Maybe even "I am a doctor - I have to drive this route (as opposed to e.g. recreational cyclists, choosing to cycle)".
Sadly it's possible to imagine the scenario too easily - without attributing malevolence or "DGAF". Because the car had stopped the cyclists proceeded (their right of way, and otherwise you'd never pass in front of a motor vehicle...) Speculating but presumably the coroner saw the driver's failure to properly or effectively observe before making a manouever as "a moment of inattention / distraction" and humanly understandable - given the doctor regularly drove the route. (Perhaps they were working 12 hour shifts, saving lives etc...)
Then it's "sadly these things happen. One-off tragic accident etc." (The latter because the article doesn't say they made any recommendations about the junction design etc.)
every other day the cyclists were not there, so she was surprised by their presance. If anything it points to complacency. The cyclists were riding two abreast, the second cyclist would have been nearly as far out as a car. But a car would be travelling faster and so would need to be seen further away. It all points to failing to look, properly. If it was really impossible see past the tree/hedge/whatever. We would be seeing collsisions there between motor vehicles all the time.
London Dynamo TTs that take place on traffic free roads before Richmond Park opens to vehicles cancelled by Royal Parks over 'saftey concerns'
https://www.instagram.com/p/C8IoGMdopaN/
Is there a list of the 43 counties? With all the local government reorganisation over the last 50 years, I am interested in what counts as a county? (Also, when I've got five minutes I'm going to work out how many I managed in the week I rode from Sunderland to Liverpool via South London.)
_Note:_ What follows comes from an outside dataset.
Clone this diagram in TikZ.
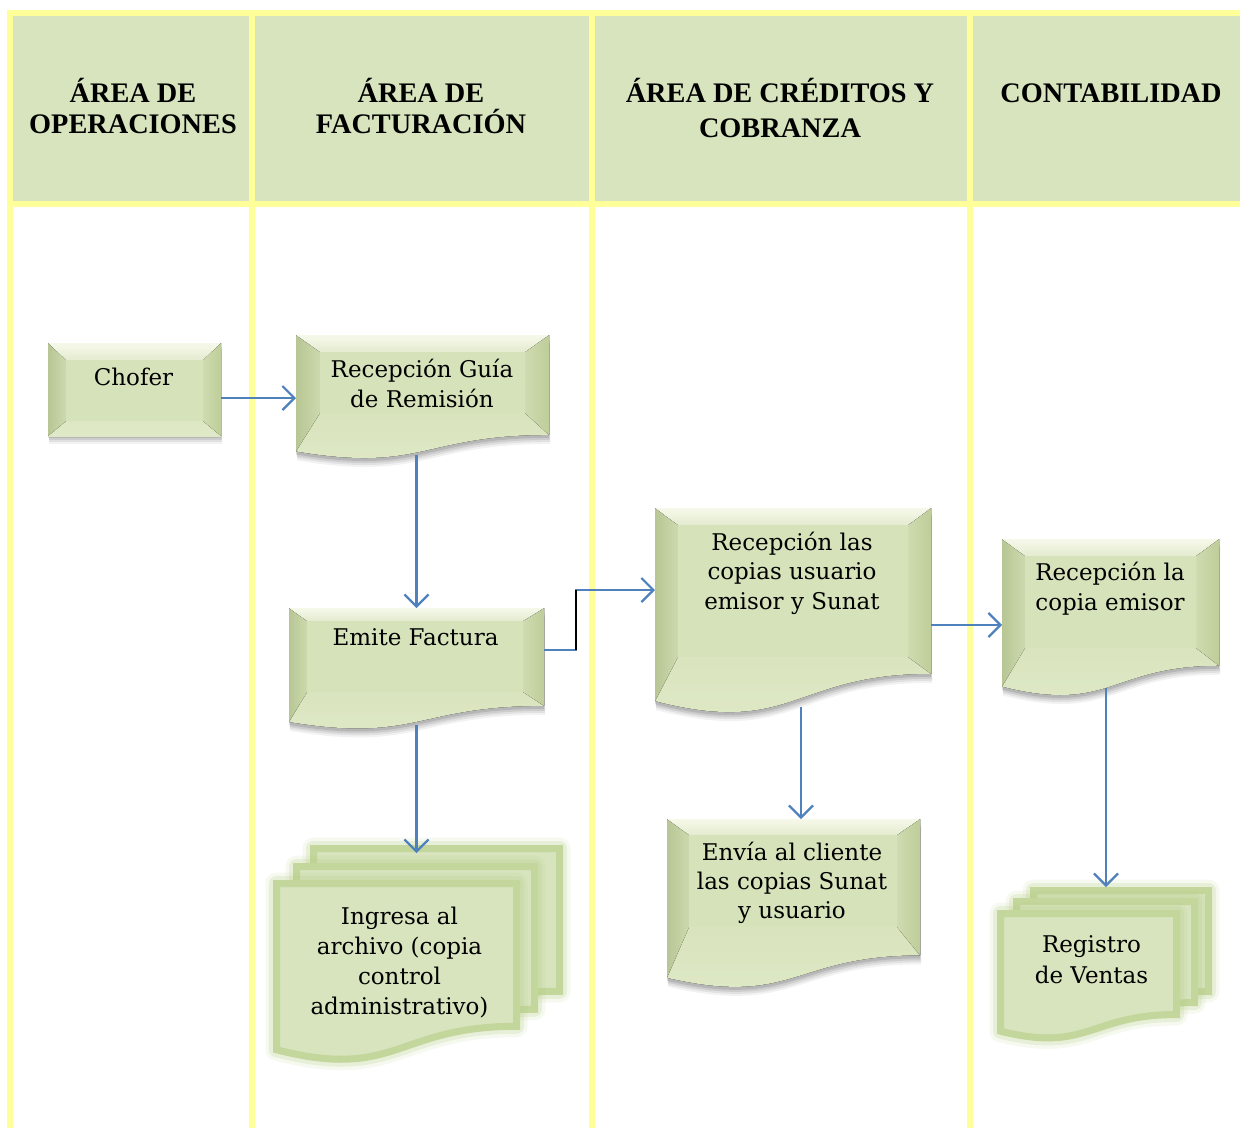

Alex Dowsett said it just needs a rule change on position.
The most aero position is with head close to hands, with hands flat you put your head down and so you are looking down.
If you change the angle so you are bringing hands to head then visibilty is good.
A reminder that the door zone is bigger than you might think...
https://youtu.be/louKInpTBEA?feature=shared&t=30
TTs are only safe because everyone is separated out rather than riding in a bunch. That doesn't mean that they wouldn't be safer if ridden on road bikes, and also ignores the issue of training on TT bikes on open roads.
Also
Um, yeah - I think you have a bit of a base rate error there.
I think his point is a single TT crash inevitably leads to calls that something must be done to make this "incredibly dangerous" part of cycling safe. Yeah tell the riders to look where they're going for a change could be a start.
Versus the multiple bunch crashes that happen in every road race stage where people regularly break bones and it's just ah that's racing in cycling mate.
Whatever his point was, it doesn't change the fact that it was a statistically illiterate comment.